* [Dataset content]

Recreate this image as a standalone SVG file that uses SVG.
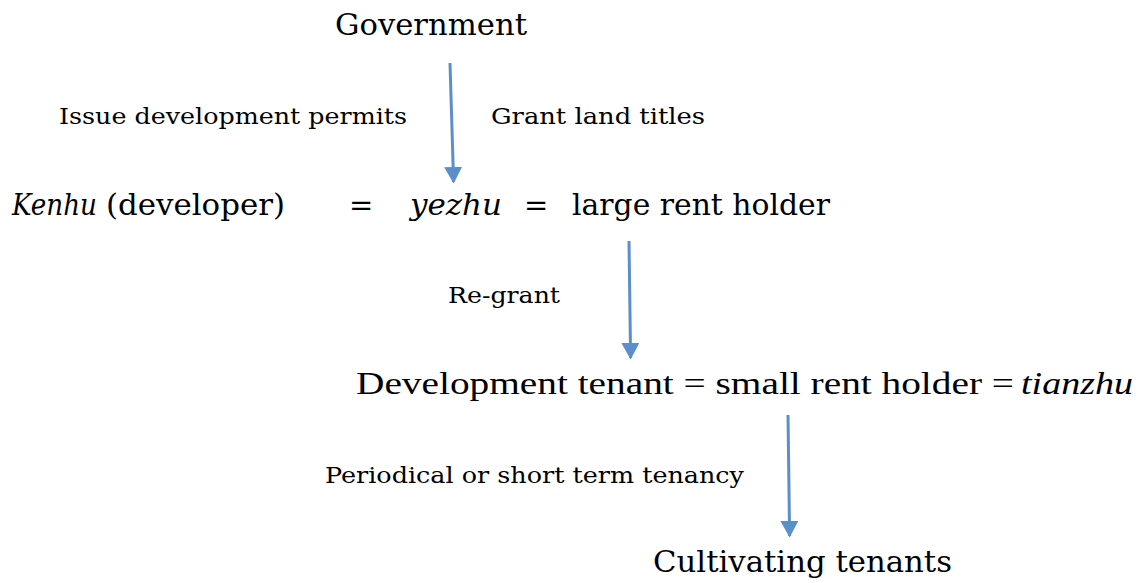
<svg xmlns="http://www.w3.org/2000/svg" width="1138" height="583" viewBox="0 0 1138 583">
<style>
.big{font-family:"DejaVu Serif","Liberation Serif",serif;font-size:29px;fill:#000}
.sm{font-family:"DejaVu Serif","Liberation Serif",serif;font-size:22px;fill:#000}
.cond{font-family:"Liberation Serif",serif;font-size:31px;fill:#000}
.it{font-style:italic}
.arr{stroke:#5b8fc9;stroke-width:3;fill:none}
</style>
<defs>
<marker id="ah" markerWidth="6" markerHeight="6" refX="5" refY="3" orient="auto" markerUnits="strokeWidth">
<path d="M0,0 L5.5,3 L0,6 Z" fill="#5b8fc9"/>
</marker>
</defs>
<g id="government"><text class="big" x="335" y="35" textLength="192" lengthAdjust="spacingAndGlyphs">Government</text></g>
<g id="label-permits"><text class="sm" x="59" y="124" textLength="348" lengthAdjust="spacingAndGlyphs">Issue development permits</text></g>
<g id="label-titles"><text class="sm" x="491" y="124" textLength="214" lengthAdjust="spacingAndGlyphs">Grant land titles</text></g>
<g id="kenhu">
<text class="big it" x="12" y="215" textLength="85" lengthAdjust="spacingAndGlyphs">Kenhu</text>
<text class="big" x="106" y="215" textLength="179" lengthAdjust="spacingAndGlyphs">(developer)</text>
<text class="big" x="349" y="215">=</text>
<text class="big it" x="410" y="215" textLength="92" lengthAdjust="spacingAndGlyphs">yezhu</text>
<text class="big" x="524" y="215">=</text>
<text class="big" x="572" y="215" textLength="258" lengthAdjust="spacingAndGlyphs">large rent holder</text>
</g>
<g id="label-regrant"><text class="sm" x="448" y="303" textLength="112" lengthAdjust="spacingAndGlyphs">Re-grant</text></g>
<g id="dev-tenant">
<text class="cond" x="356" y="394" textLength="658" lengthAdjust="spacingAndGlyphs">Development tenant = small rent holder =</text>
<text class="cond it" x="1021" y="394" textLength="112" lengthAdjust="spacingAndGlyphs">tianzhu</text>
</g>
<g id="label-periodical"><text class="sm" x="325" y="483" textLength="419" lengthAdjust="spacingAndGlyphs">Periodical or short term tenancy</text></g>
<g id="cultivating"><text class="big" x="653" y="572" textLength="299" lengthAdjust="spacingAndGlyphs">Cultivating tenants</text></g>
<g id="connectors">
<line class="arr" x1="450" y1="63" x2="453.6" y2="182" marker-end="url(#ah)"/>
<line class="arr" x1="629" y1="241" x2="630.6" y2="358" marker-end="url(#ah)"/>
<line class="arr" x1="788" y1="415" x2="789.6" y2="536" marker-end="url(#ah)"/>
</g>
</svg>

* [Written problem]
Return each line of the data, keeping its wording exact and omitting pictures.

* [Answer to the exercise]
Recreate this image as a standalone SVG file that uses SVG.
<svg xmlns="http://www.w3.org/2000/svg" width="1138" height="583" viewBox="0 0 1138 583">
<style>
.big{font-family:"DejaVu Serif","Liberation Serif",serif;font-size:29px;fill:#000}
.sm{font-family:"DejaVu Serif","Liberation Serif",serif;font-size:22px;fill:#000}
.cond{font-family:"Liberation Serif",serif;font-size:31px;fill:#000}
.it{font-style:italic}
.arr{stroke:#5b8fc9;stroke-width:3;fill:none}
</style>
<defs>
<marker id="ah" markerWidth="6" markerHeight="6" refX="5" refY="3" orient="auto" markerUnits="strokeWidth">
<path d="M0,0 L5.5,3 L0,6 Z" fill="#5b8fc9"/>
</marker>
</defs>
<g id="government"><text class="big" x="335" y="35" textLength="192" lengthAdjust="spacingAndGlyphs">Government</text></g>
<g id="label-permits"><text class="sm" x="59" y="124" textLength="348" lengthAdjust="spacingAndGlyphs">Issue development permits</text></g>
<g id="label-titles"><text class="sm" x="491" y="124" textLength="214" lengthAdjust="spacingAndGlyphs">Grant land titles</text></g>
<g id="kenhu">
<text class="big it" x="12" y="215" textLength="85" lengthAdjust="spacingAndGlyphs">Kenhu</text>
<text class="big" x="106" y="215" textLength="179" lengthAdjust="spacingAndGlyphs">(developer)</text>
<text class="big" x="349" y="215">=</text>
<text class="big it" x="410" y="215" textLength="92" lengthAdjust="spacingAndGlyphs">yezhu</text>
<text class="big" x="524" y="215">=</text>
<text class="big" x="572" y="215" textLength="258" lengthAdjust="spacingAndGlyphs">large rent holder</text>
</g>
<g id="label-regrant"><text class="sm" x="448" y="303" textLength="112" lengthAdjust="spacingAndGlyphs">Re-grant</text></g>
<g id="dev-tenant">
<text class="cond" x="356" y="394" textLength="658" lengthAdjust="spacingAndGlyphs">Development tenant = small rent holder =</text>
<text class="cond it" x="1021" y="394" textLength="112" lengthAdjust="spacingAndGlyphs">tianzhu</text>
</g>
<g id="label-periodical"><text class="sm" x="325" y="483" textLength="419" lengthAdjust="spacingAndGlyphs">Periodical or short term tenancy</text></g>
<g id="cultivating"><text class="big" x="653" y="572" textLength="299" lengthAdjust="spacingAndGlyphs">Cultivating tenants</text></g>
<g id="connectors">
<line class="arr" x1="450" y1="63" x2="453.6" y2="182" marker-end="url(#ah)"/>
<line class="arr" x1="629" y1="241" x2="630.6" y2="358" marker-end="url(#ah)"/>
<line class="arr" x1="788" y1="415" x2="789.6" y2="536" marker-end="url(#ah)"/>
</g>
</svg>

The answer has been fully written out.